■ EXERCISE DESCRIPTION ■
Please transcribe the listing below in full and word for word, without its pictures.

■ GIVEN INFORMATION ■
★ ★ ★ ★ ★ ★ ★

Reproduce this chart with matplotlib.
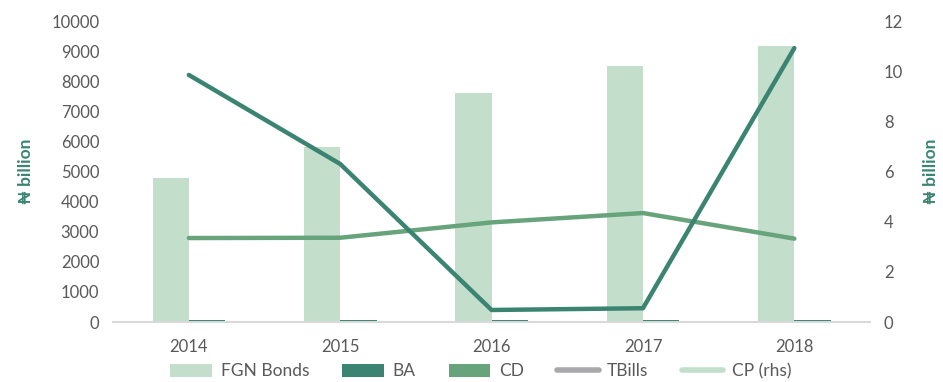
import numpy as np
import matplotlib
matplotlib.use("Agg")
import matplotlib.pyplot as plt
from matplotlib.patches import Patch
from matplotlib.lines import Line2D

plt.rcParams['font.family'] = ['Lato', 'DejaVu Sans']

# ─── Data ─────────────────────────────────────────────────────────────────
years = ["2014", "2015", "2016", "2017", "2018"]
fgn_bonds = [4780, 5810, 7600, 8500, 9170]       # ₦ billion, left axis
ba = [60, 60, 60, 60, 60]                        # ₦ billion, left axis
cd = [2790, 2800, 3310, 3620, 2770]              # ₦ billion, left axis
cp_rhs = [9.85, 6.3, 0.48, 0.55, 10.92]          # ₦ billion, right axis

C_LIGHT = "#c3dfcc"
C_TEAL = "#3b8472"
C_MID = "#67a47b"
C_GREY = "#a9a9ab"
C_TEXT = "#595959"

x = np.arange(len(years))
w = 0.24

fig = plt.figure(figsize=(9.43, 3.82), dpi=100)
ax = fig.add_axes([0.12, 0.157, 0.8026, 0.788])
ax2 = ax.twinx()

ax.bar(x - w / 2, fgn_bonds, width=w, color=C_LIGHT, zorder=2)
ax.bar(x + w / 2, ba, width=w, color=C_TEAL, zorder=2)
ax.plot(x, cd, color=C_MID, lw=3.2, zorder=3, solid_capstyle="round")
ax2.plot(x, cp_rhs, color=C_TEAL, lw=3.2, zorder=3, solid_capstyle="round")

ax.set_xlim(-0.5, len(years) - 0.5)
ax.set_ylim(0, 10000)
ax.set_yticks(np.arange(0, 10001, 1000))
ax2.set_ylim(0, 12)
ax2.set_yticks(np.arange(0, 13, 2))
ax.set_xticks(x)
ax.set_xticklabels(years)

for a in (ax, ax2):
    for s in a.spines.values():
        s.set_visible(False)
    a.tick_params(length=0, colors=C_TEXT, labelsize=12)
ax.spines["bottom"].set_visible(True)
ax.spines["bottom"].set_color("#d9d9d9")
ax.spines["bottom"].set_linewidth(1.5)
ax.tick_params(axis="x", pad=12)
ax.tick_params(axis="y", pad=10)
ax2.tick_params(axis="y", pad=10)

ax.set_ylabel("₦ billion", color=C_TEAL, fontsize=12.5, fontweight="bold", labelpad=12)
ax2.set_ylabel("₦ billion", color=C_TEAL, fontsize=12.5, fontweight="bold", labelpad=14)

handles = [
    Patch(facecolor=C_LIGHT, label="FGN Bonds"),
    Patch(facecolor=C_TEAL, label="BA"),
    Patch(facecolor=C_MID, label="CD"),
    Line2D([], [], color=C_GREY, lw=4, solid_capstyle="round", label="TBills"),
    Line2D([], [], color=C_LIGHT, lw=4, solid_capstyle="round", label="CP (rhs)"),
]
leg = fig.legend(handles=handles, loc="center", bbox_to_anchor=(0.51, 0.028),
                 ncol=5, frameon=False, fontsize=12.5, handlelength=2.4,
                 handleheight=0.8, columnspacing=1.9, handletextpad=0.5)
for t in leg.get_texts():
    t.set_color(C_TEXT)

fig.savefig("out.png", dpi=100)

★ ★ ★ ★ ★ ★ ★

■ RESULT OF THIS EXERCISE ■
Reproduce this chart with matplotlib.
import numpy as np
import matplotlib
matplotlib.use("Agg")
import matplotlib.pyplot as plt
from matplotlib.patches import Patch
from matplotlib.lines import Line2D

plt.rcParams['font.family'] = ['Lato', 'DejaVu Sans']

# ─── Data ─────────────────────────────────────────────────────────────────
years = ["2014", "2015", "2016", "2017", "2018"]
fgn_bonds = [4780, 5810, 7600, 8500, 9170]       # ₦ billion, left axis
ba = [60, 60, 60, 60, 60]                        # ₦ billion, left axis
cd = [2790, 2800, 3310, 3620, 2770]              # ₦ billion, left axis
cp_rhs = [9.85, 6.3, 0.48, 0.55, 10.92]          # ₦ billion, right axis

C_LIGHT = "#c3dfcc"
C_TEAL = "#3b8472"
C_MID = "#67a47b"
C_GREY = "#a9a9ab"
C_TEXT = "#595959"

x = np.arange(len(years))
w = 0.24

fig = plt.figure(figsize=(9.43, 3.82), dpi=100)
ax = fig.add_axes([0.12, 0.157, 0.8026, 0.788])
ax2 = ax.twinx()

ax.bar(x - w / 2, fgn_bonds, width=w, color=C_LIGHT, zorder=2)
ax.bar(x + w / 2, ba, width=w, color=C_TEAL, zorder=2)
ax.plot(x, cd, color=C_MID, lw=3.2, zorder=3, solid_capstyle="round")
ax2.plot(x, cp_rhs, color=C_TEAL, lw=3.2, zorder=3, solid_capstyle="round")

ax.set_xlim(-0.5, len(years) - 0.5)
ax.set_ylim(0, 10000)
ax.set_yticks(np.arange(0, 10001, 1000))
ax2.set_ylim(0, 12)
ax2.set_yticks(np.arange(0, 13, 2))
ax.set_xticks(x)
ax.set_xticklabels(years)

for a in (ax, ax2):
    for s in a.spines.values():
        s.set_visible(False)
    a.tick_params(length=0, colors=C_TEXT, labelsize=12)
ax.spines["bottom"].set_visible(True)
ax.spines["bottom"].set_color("#d9d9d9")
ax.spines["bottom"].set_linewidth(1.5)
ax.tick_params(axis="x", pad=12)
ax.tick_params(axis="y", pad=10)
ax2.tick_params(axis="y", pad=10)

ax.set_ylabel("₦ billion", color=C_TEAL, fontsize=12.5, fontweight="bold", labelpad=12)
ax2.set_ylabel("₦ billion", color=C_TEAL, fontsize=12.5, fontweight="bold", labelpad=14)

handles = [
    Patch(facecolor=C_LIGHT, label="FGN Bonds"),
    Patch(facecolor=C_TEAL, label="BA"),
    Patch(facecolor=C_MID, label="CD"),
    Line2D([], [], color=C_GREY, lw=4, solid_capstyle="round", label="TBills"),
    Line2D([], [], color=C_LIGHT, lw=4, solid_capstyle="round", label="CP (rhs)"),
]
leg = fig.legend(handles=handles, loc="center", bbox_to_anchor=(0.51, 0.028),
                 ncol=5, frameon=False, fontsize=12.5, handlelength=2.4,
                 handleheight=0.8, columnspacing=1.9, handletextpad=0.5)
for t in leg.get_texts():
    t.set_color(C_TEXT)

fig.savefig("out.png", dpi=100)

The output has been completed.